INSTRUCTIONS FOR THE TASK — Filter the entries, keeping every line with the word "chart".

DATA FOR THIS EXERCISE —
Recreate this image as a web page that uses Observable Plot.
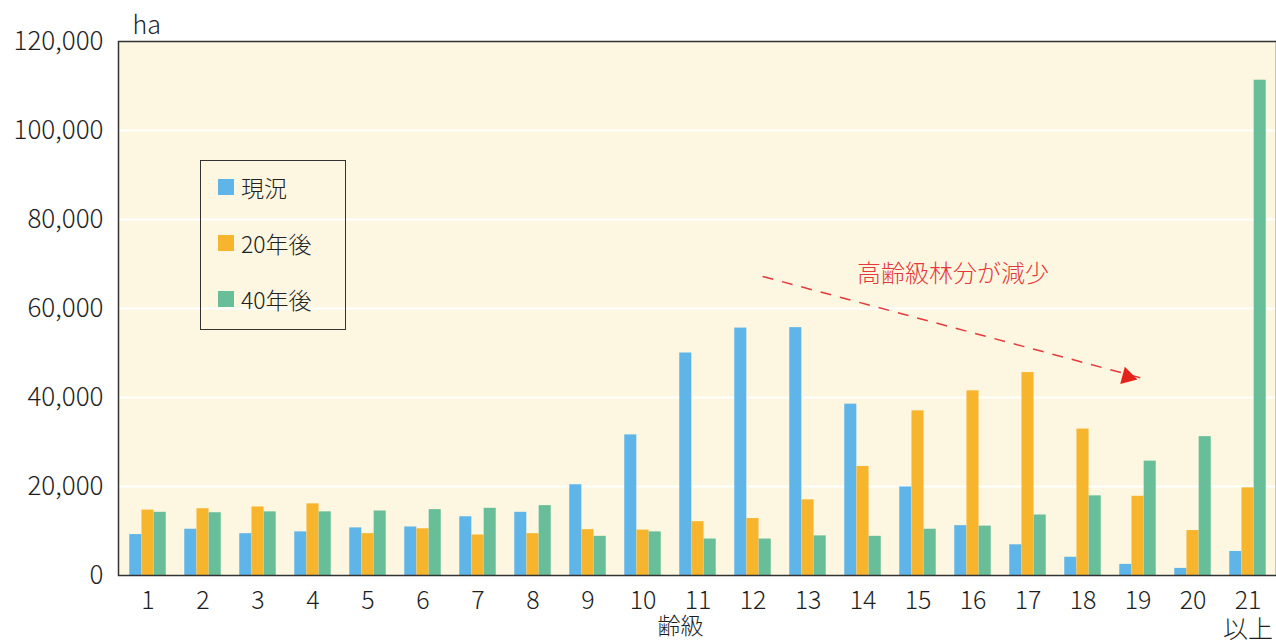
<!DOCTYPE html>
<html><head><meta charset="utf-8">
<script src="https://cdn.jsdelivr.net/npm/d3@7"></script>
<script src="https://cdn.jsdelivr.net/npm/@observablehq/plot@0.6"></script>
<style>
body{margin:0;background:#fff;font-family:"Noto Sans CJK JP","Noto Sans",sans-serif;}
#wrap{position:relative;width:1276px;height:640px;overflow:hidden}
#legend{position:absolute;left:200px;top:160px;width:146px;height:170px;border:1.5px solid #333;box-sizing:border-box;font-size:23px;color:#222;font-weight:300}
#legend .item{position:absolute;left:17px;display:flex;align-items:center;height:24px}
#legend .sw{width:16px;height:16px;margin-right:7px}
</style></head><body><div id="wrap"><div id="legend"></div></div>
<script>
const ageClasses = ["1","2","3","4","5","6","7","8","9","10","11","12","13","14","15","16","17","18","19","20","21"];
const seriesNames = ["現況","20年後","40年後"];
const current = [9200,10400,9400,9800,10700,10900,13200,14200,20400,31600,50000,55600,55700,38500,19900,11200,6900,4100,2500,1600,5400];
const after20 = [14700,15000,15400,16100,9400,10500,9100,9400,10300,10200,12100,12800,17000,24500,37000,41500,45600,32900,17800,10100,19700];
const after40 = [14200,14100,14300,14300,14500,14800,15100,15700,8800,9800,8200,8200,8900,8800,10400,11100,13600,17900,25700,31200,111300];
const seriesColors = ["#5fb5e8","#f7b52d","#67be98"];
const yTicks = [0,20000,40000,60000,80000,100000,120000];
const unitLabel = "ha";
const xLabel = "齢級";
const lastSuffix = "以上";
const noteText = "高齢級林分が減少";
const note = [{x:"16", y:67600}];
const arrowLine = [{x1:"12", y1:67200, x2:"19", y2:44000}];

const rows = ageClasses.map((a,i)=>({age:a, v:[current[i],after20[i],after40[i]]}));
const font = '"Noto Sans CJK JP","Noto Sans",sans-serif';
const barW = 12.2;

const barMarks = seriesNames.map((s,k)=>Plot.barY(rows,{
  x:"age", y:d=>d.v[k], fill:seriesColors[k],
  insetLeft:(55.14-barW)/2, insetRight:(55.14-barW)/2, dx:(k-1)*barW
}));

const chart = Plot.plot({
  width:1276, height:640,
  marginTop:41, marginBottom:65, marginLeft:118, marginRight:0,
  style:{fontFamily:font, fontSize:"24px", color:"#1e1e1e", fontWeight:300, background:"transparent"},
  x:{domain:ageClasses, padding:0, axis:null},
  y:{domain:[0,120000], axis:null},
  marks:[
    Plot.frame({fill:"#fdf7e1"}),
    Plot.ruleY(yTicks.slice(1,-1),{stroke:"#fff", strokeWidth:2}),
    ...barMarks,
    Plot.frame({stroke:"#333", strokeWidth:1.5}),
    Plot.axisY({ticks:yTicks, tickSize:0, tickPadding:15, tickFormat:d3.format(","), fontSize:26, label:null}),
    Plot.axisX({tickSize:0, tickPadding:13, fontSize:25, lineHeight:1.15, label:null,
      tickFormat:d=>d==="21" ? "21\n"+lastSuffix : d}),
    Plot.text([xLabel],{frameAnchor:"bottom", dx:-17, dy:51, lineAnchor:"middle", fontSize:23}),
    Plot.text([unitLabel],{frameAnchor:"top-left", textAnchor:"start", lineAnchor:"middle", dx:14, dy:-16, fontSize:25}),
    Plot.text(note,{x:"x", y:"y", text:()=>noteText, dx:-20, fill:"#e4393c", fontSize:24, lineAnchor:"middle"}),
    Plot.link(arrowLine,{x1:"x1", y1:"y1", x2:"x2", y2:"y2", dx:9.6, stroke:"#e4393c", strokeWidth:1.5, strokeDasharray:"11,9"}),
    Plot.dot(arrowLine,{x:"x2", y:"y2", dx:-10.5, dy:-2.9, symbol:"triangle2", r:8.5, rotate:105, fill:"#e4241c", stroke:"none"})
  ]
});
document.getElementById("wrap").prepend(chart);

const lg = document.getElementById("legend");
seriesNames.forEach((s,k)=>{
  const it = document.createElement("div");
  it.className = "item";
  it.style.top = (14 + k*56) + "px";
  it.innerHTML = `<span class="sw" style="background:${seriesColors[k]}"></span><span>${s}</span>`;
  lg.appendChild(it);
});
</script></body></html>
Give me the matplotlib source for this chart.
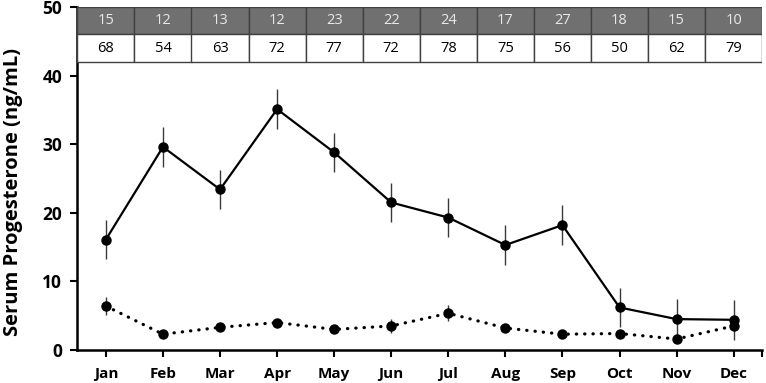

ANSWER IN FULL —
const chart = Plot.plot({
document.getElementById("wrap").prepend(chart);
Give me the matplotlib source for this chart.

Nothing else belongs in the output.